Make That Monet
Updated: Aug 3, 2018
Paint Puns. Get it?
I feel like we're all familiar with being told the phrase, "charge what you're worth." How do you know what you're worth? I think the problem is a little bigger than just undercharging for your time. I think when we add up the a la carte prices of what we've done, we get scared and think, "wow that's a lot of money." Followed by finding a way to reduce that price. I'm guilty of it. Those prices are there for a reason, however. It not only incorporates your time but backbar costs as well. Every time we lower the price because we're too scared to actually charge for what we've done, the salon is losing money. In order to have a healthy work environment stocked with everything you need to be successful, the salon has to make a profit. Every time you gloss someone for free you are cheating not only yourself but the salon(or just yourself x2 if you booth rent).
The next issue is "charging what you're worth". As a rule of thumb we typically find our hourly worth by gauging our haircut price. If you double book, then double that number and that would be your hourly price. There are, however, other factors. Realistically, you're worth whatever someone is willing to pay for you. What people are willing to pay will depend on your skill and your supply/demand ratio. If you're booked solid for 6 weeks on a consistent basis and you haven't raised your prices in a year, you are undercharging. If you're a specialist and you haven't raised your prices in a year, you're undercharging. If you've taken multiple advanced classes this year and you haven't raised your prices, you're undercharging.
Think About It
Has a plumber, landscaper, mechanic or any other professional who charges for product + labor ever given you a discount because they felt bad about the price?
When it comes to charging for every add on and every service you do, maybe try breaking it down and explaining it to your client. When you throw out a number with no explanation, they feel confused. In their mind, what they are asking for is very simple and you know it isn't.
"Because I'm doing a full head of babylights, which are many many micro highlights compacted into the hair, it will be a $20 upcharge from my regular full highlight because of time and product. Because I'm worried about the integrity of your hair, I will not lighten you without a bond protector(explain what it does if you must) which is an additional $50. In order to get that shadow effect, I then have to apply a root shade and let it process for an additional 20 minutes. This additional process is an additional $35. Your total today for the look you've requested will be $280, are you ready to get started?"

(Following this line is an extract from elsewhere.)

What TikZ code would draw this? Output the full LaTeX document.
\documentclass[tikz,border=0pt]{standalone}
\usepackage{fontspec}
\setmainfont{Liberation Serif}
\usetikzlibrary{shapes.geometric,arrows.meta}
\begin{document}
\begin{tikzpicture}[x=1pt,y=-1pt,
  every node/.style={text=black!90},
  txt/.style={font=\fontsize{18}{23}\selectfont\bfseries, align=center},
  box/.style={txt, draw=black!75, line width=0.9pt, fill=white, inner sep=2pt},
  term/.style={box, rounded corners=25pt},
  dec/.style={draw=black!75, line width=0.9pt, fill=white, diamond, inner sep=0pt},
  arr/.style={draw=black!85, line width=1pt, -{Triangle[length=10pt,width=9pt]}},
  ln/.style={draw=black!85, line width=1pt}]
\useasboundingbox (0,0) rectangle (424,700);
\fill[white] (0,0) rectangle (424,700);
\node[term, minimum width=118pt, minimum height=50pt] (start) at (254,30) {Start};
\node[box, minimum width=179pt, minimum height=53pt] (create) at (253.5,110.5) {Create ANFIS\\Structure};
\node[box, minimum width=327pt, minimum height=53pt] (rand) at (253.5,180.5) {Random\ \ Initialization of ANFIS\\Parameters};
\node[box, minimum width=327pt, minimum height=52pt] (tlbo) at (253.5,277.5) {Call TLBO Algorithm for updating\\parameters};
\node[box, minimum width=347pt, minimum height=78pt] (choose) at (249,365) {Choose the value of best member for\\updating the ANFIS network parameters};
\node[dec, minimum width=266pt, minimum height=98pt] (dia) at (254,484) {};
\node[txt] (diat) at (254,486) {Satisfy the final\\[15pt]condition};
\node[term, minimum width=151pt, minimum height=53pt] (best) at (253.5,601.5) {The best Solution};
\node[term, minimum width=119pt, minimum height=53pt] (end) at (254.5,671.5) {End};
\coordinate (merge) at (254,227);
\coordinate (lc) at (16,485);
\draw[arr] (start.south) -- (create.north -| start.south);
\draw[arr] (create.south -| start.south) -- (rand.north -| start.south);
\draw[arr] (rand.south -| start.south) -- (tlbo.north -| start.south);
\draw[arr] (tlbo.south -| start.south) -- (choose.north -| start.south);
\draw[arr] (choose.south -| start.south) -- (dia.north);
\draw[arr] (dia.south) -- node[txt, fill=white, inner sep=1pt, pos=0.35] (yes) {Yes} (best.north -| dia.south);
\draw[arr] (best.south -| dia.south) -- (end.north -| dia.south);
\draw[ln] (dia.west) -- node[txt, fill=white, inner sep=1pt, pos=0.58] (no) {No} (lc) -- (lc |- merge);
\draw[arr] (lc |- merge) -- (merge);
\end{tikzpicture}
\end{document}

Discounting Attracts Cheap Clients
There are two types of people in the world. Those who live for the "deal" and those that understand that quality product is expensive. I think it's easy for me to charge what I'm worth because I personally am the type of person to say "I don't care what the cost is, this is quality and I'll pay what I have to pay to get quality." The more you live by that mind set, the more you attract like-minded people as clients. When you are consistent with your quality of work, they see you take the time for those extra steps to get it done right, they see that you are difficult to get in with, they will naturally associate your cost with quality and security.
When you are charging appropriately, no client will feel like "too much work".
I'm sure we've all had that moment where you see the inspiration picture and you look at your client's hair and think "Oh my god I do not have time for this nightmare." Of course you do! I remember thinking about each and every step I would have to take to get my client to her goal and just roll my eyes thinking how completely not excited I felt about doing it. That's when I wasn't charging correctly. Break down every single step at the full cost of that step to your client, if they give you the green light then you're about to make a lot of money and do a really cool transformation you can show off to the 'gram. If they give you the red light, you just avoided killing yourself for scraps. Remember, you are not desperate for any person's business.
What To Expect?
When I raised my prices and started charging for every step, my clients who would always groan about prices naturally weeded themselves out. Clients that don't see the value of what I do are not people I'm desperate to accommodate. I'm an artist and a chemist and my brain is completely fried at the end of the day from troubleshooting how to make you look like a celebrity. If my effort is only worth $100 to you, then we are not suited for one another.
It opened up my schedule for new clients who understand the value of my work and my consistency. I can't tell you what that does for your morale in the work place.
My numbers increased 20% in a year. When you are paid properly, you will always go above and beyond for your client. Go above and beyond for your client and they will be your client for life.